What my cluttered home has taught me about my work life

I seriously need to tidy up my apartment….and then apply the same approach to my work life.

When I moved in with my partner several years ago, we combined our accumulated possessions that had previously filled two homes into one small apartment, which meant stuffing the storage space to the ceiling full of overspill items.

 At the time, we promised to sort it out soon. We were busy with all the hassle that comes with a house move, so it got put off. Then we had a newborn to deal with and it got postponed again to a vague future date. The storage space was at full capacity and all the junk started to spill over into our living space.

 Our newborn became a toddler and consumed much of the energy we needed to tackle a big de-clutter. The more we accumulated, the bigger and more exhausting the task became, so the more we procrastinated.

 What was the way out of this for us?

  1. Forgive ourselves for being messy humans with busy lives. The pressure of blame, guilt and shame is exhausting and not helping us solve the problem.
  2. Stop trying to ignore the problem. It doesn’t go away, but just sits in the background consuming energy.
  3. Find ways to make the process easier. Break it up into tiny baby steps. One box sorted a week. Celebrate progress.
  4. Manageable maintenance – Hold back the tide of clutter by creating a small, daily tidying habit going forwards (think: quick swoop round the house for 1 minute twice a day)
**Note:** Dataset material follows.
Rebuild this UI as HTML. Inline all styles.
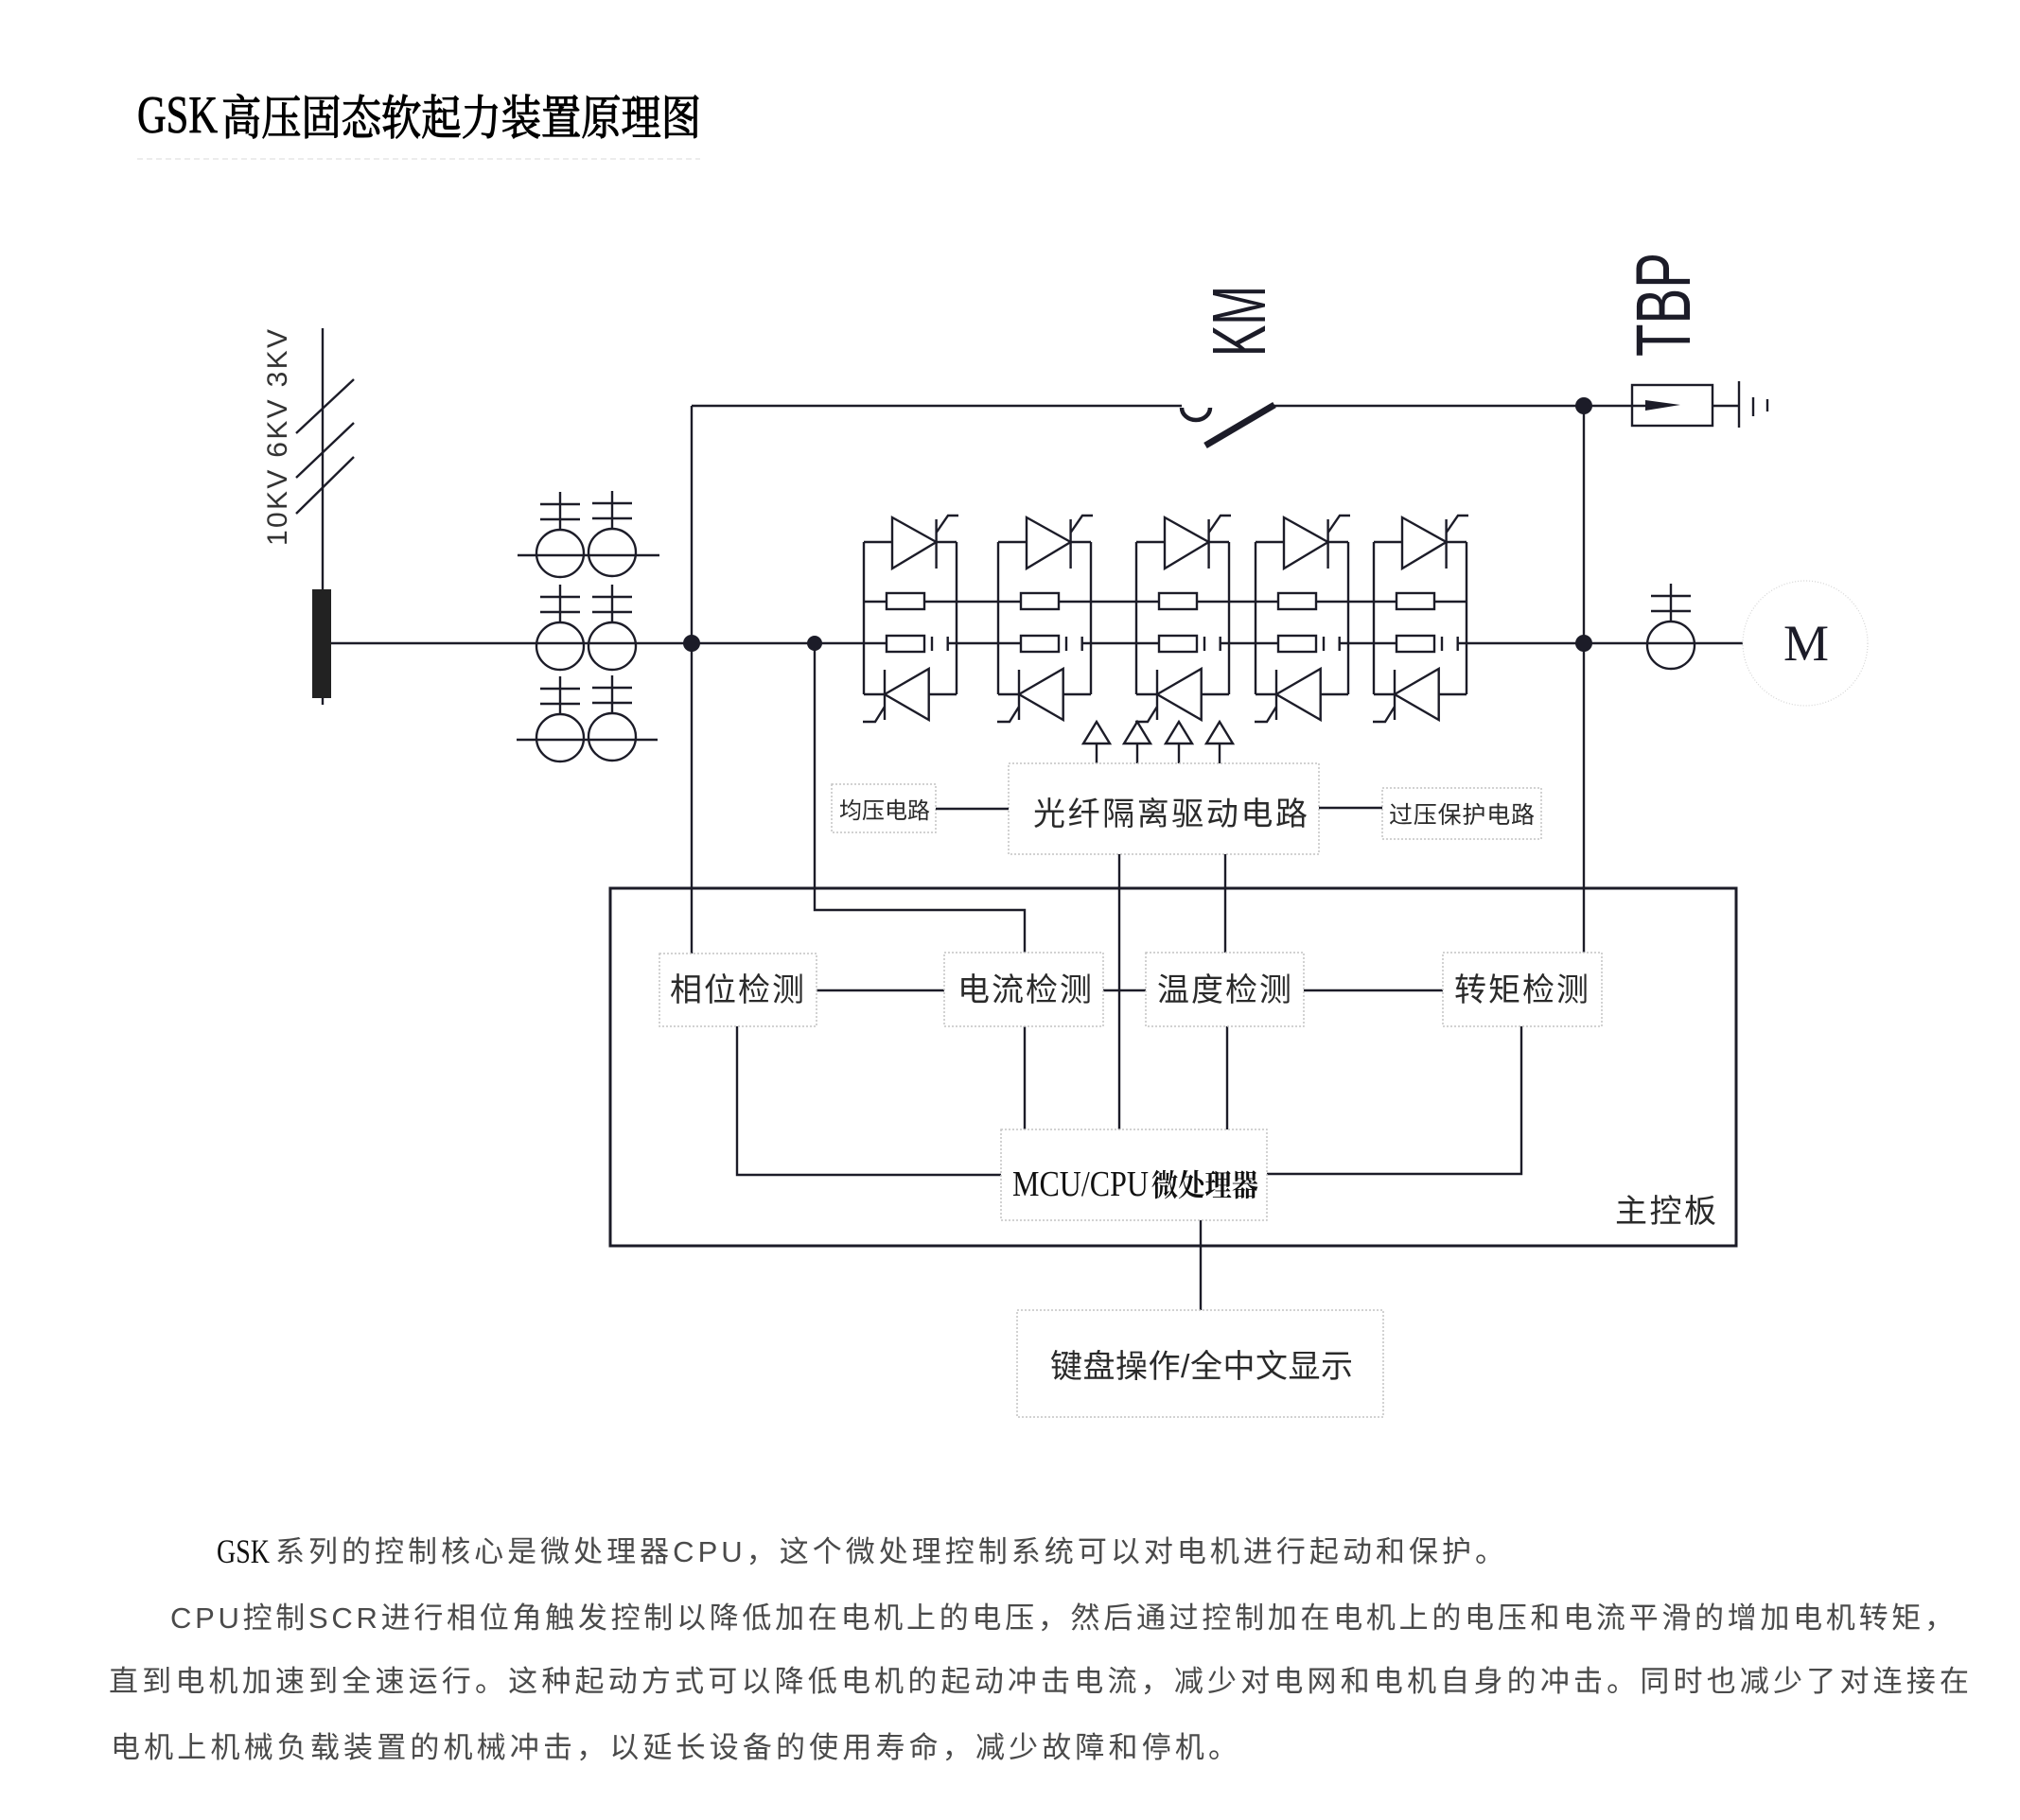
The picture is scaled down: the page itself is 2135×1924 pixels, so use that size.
<!DOCTYPE html>
<html>
<head>
<meta charset="utf-8">
<style>
html,body{margin:0;padding:0;background:#fff;}
svg{display:block;}
.ln{stroke:#1c1c28;stroke-width:2.4;fill:none;}
.bx{stroke:#c4c4c4;stroke-width:1.5;fill:#fff;stroke-dasharray:2 2;}
.cj{font-family:"Liberation Sans","Noto Sans CJK SC",sans-serif;fill:#2a2a2a;}
.pg{font-family:"Liberation Sans","Noto Sans CJK SC",sans-serif;fill:#4a4a4a;font-size:31px;}
</style>
</head>
<body>
<svg width="2135" height="1924" viewBox="0 0 2135 1924" xmlns="http://www.w3.org/2000/svg">
<rect x="0" y="0" width="2135" height="1924" fill="#fff"/>
<defs>
  <g id="mod" class="ln">
    <path d="M0,573 V734 M98,573 V734"/>
    <path d="M0,573 H30 M76.6,573 H98 M76.6,549 V601 M76.6,563 L89,545 H100"/>
    <polygon points="30,547 30,601 76.6,573"/>
    <path d="M0,636 H24 M64,636 H98"/>
    <rect x="24" y="627" width="40" height="17" fill="#fff"/>
    <path d="M0,680 H24 M88.7,680 H98 M72,673 V688 M88.7,673 V688"/>
    <rect x="24" y="672" width="40" height="17" fill="#fff"/>
    <path d="M0,734 H22 M68.7,734 H98 M22,708 V761 M22,747 L12,763 H-1"/>
    <polygon points="22,734 68.7,707 68.7,761"/>
  </g>
  <g id="ct" class="ln">
    <path d="M0,-65 V-25 M-21,-52 H21 M-21,-36 H21"/>
    <circle cx="0" cy="0" r="25" fill="none"/>
  </g>
</defs>

<!-- Title -->
<text x="145" y="140" font-family="Liberation Serif, serif" font-size="56" textLength="85" lengthAdjust="spacingAndGlyphs" fill="#000" stroke="#000" stroke-width="0.8">GSK</text>
<text x="234" y="142" font-family="Liberation Serif, 'Noto Serif CJK SC', serif" font-size="50" textLength="507" lengthAdjust="spacingAndGlyphs" fill="#000" stroke="#000" stroke-width="1.2">高压固态软起力装置原理图</text>
<line x1="145" y1="168" x2="740" y2="168" stroke="#ececec" stroke-width="2" stroke-dasharray="6 4"/>

<!-- Supply -->
<text transform="translate(303,577) rotate(-90)" font-family="Liberation Sans, sans-serif" font-size="30" textLength="229" fill="#333">10KV 6KV 3KV</text>
<g class="ln">
  <path d="M341,347 V745"/>
  <path d="M313,458 L374,401 M313,505 L374,447 M313,543 L374,483"/>
</g>
<rect x="330" y="623" width="20" height="115" fill="#222"/>

<!-- Main line -->
<g class="ln">
  <path d="M350,680 H913"/>
  <path d="M547,587 H697 M546,782 H695"/>
  <path d="M1011,636 H1055 M1153,636 H1201 M1299,636 H1327 M1425,636 H1452"/>
  <path d="M1011,680 H1055 M1153,680 H1201 M1299,680 H1327 M1425,680 H1452"/>
  <path d="M1550,680 H1842"/>
</g>

<!-- Transformers -->
<use href="#ct" x="592" y="585"/>
<use href="#ct" x="647" y="584"/>
<use href="#ct" x="592" y="683"/>
<use href="#ct" x="647" y="683"/>
<use href="#ct" x="592" y="780"/>
<use href="#ct" x="647" y="779"/>

<!-- Thyristor modules -->
<use href="#mod" x="913" y="0"/>
<use href="#mod" x="1055" y="0"/>
<use href="#mod" x="1201" y="0"/>
<use href="#mod" x="1327" y="0"/>
<use href="#mod" x="1452" y="0"/>

<!-- Nodes and top bypass line -->
<g class="ln">
  <path d="M731,429 V1008"/>
  <path d="M731,429 H1249"/>
  <path d="M1346,429 H1739"/>
  <path d="M1674,429 V1007"/>
  <path d="M861,680 V962 H1083 V1007"/>
</g>
<path d="M1249,431 A15,13 0 0 0 1279,431" stroke="#1c1c28" stroke-width="4.5" fill="none"/>
<line x1="1274" y1="471" x2="1347" y2="428" stroke="#1c1c28" stroke-width="7"/>
<circle cx="731" cy="680" r="9" fill="#1c1c28"/>
<circle cx="861" cy="680" r="8" fill="#1c1c28"/>
<circle cx="1674" cy="429" r="9" fill="#1c1c28"/>
<circle cx="1674" cy="680" r="9" fill="#1c1c28"/>
<text transform="translate(1337,377) rotate(-90)" font-family="Liberation Sans, sans-serif" font-size="80" textLength="75" lengthAdjust="spacingAndGlyphs" fill="#1c1c28">KM</text>

<!-- TBP -->
<text transform="translate(1786,377) rotate(-90)" font-family="Liberation Sans, sans-serif" font-size="82" textLength="110" lengthAdjust="spacingAndGlyphs" fill="#1c1c28">TBP</text>
<g class="ln">
  <rect x="1725" y="407" width="85" height="43"/>
  <path d="M1810,429 H1838 M1838,403 V452 M1853,420 V440 M1868,422 V435"/>
</g>
<polygon points="1739,423 1776,428 1739,434" fill="#1c1c28"/>

<!-- Motor side -->
<use href="#ct" x="1766" y="682"/>
<circle cx="1908" cy="680" r="66" fill="none" stroke="#d4d4d4" stroke-width="1.2" stroke-dasharray="1 2"/>
<text x="1909" y="698" text-anchor="middle" font-family="Liberation Serif, serif" font-size="54" fill="#1c1c28">M</text>

<!-- Drive arrows -->
<g class="ln">
  <polygon points="1159,763 1145,786 1173,786"/>
  <polygon points="1202,763 1188,786 1216,786"/>
  <polygon points="1246,763 1232,786 1260,786"/>
  <polygon points="1289,763 1275,786 1303,786"/>
  <path d="M1159,786 V807 M1202,786 V807 M1246,786 V807 M1289,786 V807"/>
</g>

<!-- Drive boxes -->
<rect class="bx" x="879" y="829" width="110" height="51"/>
<text class="cj" x="887" y="865" font-size="24" textLength="96">均压电路</text>
<rect class="bx" x="1066" y="807" width="328" height="96"/>
<text class="cj" x="1092" y="872" font-size="34" textLength="290">光纤隔离驱动电路</text>
<rect class="bx" x="1461" y="833" width="168" height="54"/>
<text class="cj" x="1468" y="870" font-size="25" textLength="154">过压保护电路</text>
<g class="ln">
  <path d="M989,855 H1066 M1394,854 H1461"/>
  <path d="M1183,903 V1194 M1295,903 V1007"/>
</g>

<!-- Main board -->
<rect x="645" y="939" width="1190" height="378" fill="none" stroke="#1c1c28" stroke-width="3"/>
<g class="ln">
  <path d="M779,1085 V1242 H1058"/>
  <path d="M1083,1085 V1194"/>
  <path d="M1297,1085 V1194"/>
  <path d="M1608,1085 V1241 H1339"/>
  <path d="M863,1047 H998 M1166,1047 H1211 M1378,1047 H1525"/>
  <path d="M1269,1290 V1385"/>
</g>

<rect class="bx" x="697" y="1008" width="166" height="77"/>
<text class="cj" x="708" y="1058" font-size="34" textLength="142">相位检测</text>
<rect class="bx" x="998" y="1007" width="168" height="78"/>
<text class="cj" x="1012" y="1058" font-size="34" textLength="142">电流检测</text>
<rect class="bx" x="1211" y="1007" width="167" height="78"/>
<text class="cj" x="1223" y="1058" font-size="34" textLength="142">温度检测</text>
<rect class="bx" x="1525" y="1007" width="168" height="78"/>
<text class="cj" x="1537" y="1058" font-size="34" textLength="142">转矩检测</text>

<rect class="bx" x="1058" y="1194" width="281" height="96"/>
<text x="1070" y="1264" font-family="Liberation Serif, serif" font-size="38" textLength="144" lengthAdjust="spacingAndGlyphs" fill="#111">MCU/CPU</text>
<text x="1217" y="1264" font-family="Liberation Serif, 'Noto Serif CJK SC', serif" font-size="32" font-weight="bold" textLength="113" lengthAdjust="spacingAndGlyphs" fill="#111">微处理器</text>

<text class="cj" x="1707" y="1292" font-size="34" textLength="107">主控板</text>

<rect class="bx" x="1075" y="1385" width="387" height="113"/>
<text class="cj" x="1110" y="1456" font-size="34" textLength="320">键盘操作/全中文显示</text>

<!-- Paragraph -->
<text x="229" y="1652" font-family="Liberation Serif, serif" font-size="36" textLength="56" lengthAdjust="spacingAndGlyphs" fill="#111">GSK</text>
<text class="pg" x="291" y="1651" textLength="1299">系列的控制核心是微处理器CPU，这个微处理控制系统可以对电机进行起动和保护。</text>
<text class="pg" x="180" y="1721" textLength="1885">CPU控制SCR进行相位角触发控制以降低加在电机上的电压，然后通过控制加在电机上的电压和电流平滑的增加电机转矩，</text>
<text class="pg" x="115" y="1788" textLength="1966">直到电机加速到全速运行。这种起动方式可以降低电机的起动冲击电流，减少对电网和电机自身的冲击。同时也减少了对连接在</text>
<text class="pg" x="117" y="1858" textLength="1191">电机上机械负载装置的机械冲击，以延长设备的使用寿命，减少故障和停机。</text>
</svg>
</body>
</html>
 What has this got to do with my worklife?

 For me, a demanding job can sometimes feel like a white-knuckle ride, with no time to step off the rollercoaster and reflect on how to solve the problems that crop up along the way. It’s tempting to keep flying forwards at a hundred miles an hour, with the promise that I’ll stop and reflect on what’s not working at some point when ‘things get less busy’. Trouble is, that time is always in the future.

 When time is plentiful, I step back and consider what is needed. I’m organised. I ‘nip small problems in the bud’ before they turn into big ones.

 When time is scarce I put the blinkers on and charge forwards in my best ‘fire-fighting’ mode. However, that’s precisely the time I most need to step back, reflect and make any course-corrections required to get me back on a more productive track. I think of this as a work ‘declutter’.

 How I try to de-clutter my worklife:

  1. Acknowledge that this tendency is a normal human reaction to a feeling of scarcity. Scarcity makes us feel threatened. When we feel threatened we panic and make bad decisions. Make peace with this as a part of being human and use this as a reminder that we all need to step out and rest at regular intervals to get out of scarcity-mode.
  2. Ringfence some reflection time as an essential item on my agenda each day, to come out of ‘full-steam-ahead’ mode.
  3. If I’m feeling overwhelmed or are at full capacity: use some of this time to ask the question: ‘how can I make my life easier instead of harder?’. The modern work culture is demanding, and it’s easy to get in the habit of looking for ways to do more / demonstrate more value / strive harder and this can become unsustainable. Sometimes I fail to notice that I’ve accumulated ‘clutter’ (stuff that I’ve always done that no longer serves me). Maybe this means saying no to things when I’m at full capacity, outsourcing, asking for support, chunking up tasks into smaller / more manageable parts or cutting out unnecessary processes or commitments.
  4. Maintenance – A few well-chosen daily habits can de-clutter my day. They prevent me slipping off course, which can cause a massive pile of work to accumulate downstream. They also help me avoid the panicky feeling that a sense of time-scarcity causes.

 Examples of my de-cluttering habits:

  • Start each work day by identifying my 1 or 2 biggest priorities
  • Write a ‘to don’t’ list – as a reminder of the unnecessary activities that could potentially clutter my day
  • Take a daily walk outside to clear my head and do my best thinking
  • Plan a cut-off time from work in advance to ensure I turn up clear-headed the next day.

I’m not saying that I’ve managed full mastery of this process yet. I’m still human, and often find myself stepping on Lego bricks or disappearing down productivity rabbit-holes. The tide of ‘clutter’ creeps back into my apartment as well as my working life from time to time and I realise I’ve let things slip. However, at least I now have a process in place to course-correct these days, and I get busy tweaking my habits accordingly.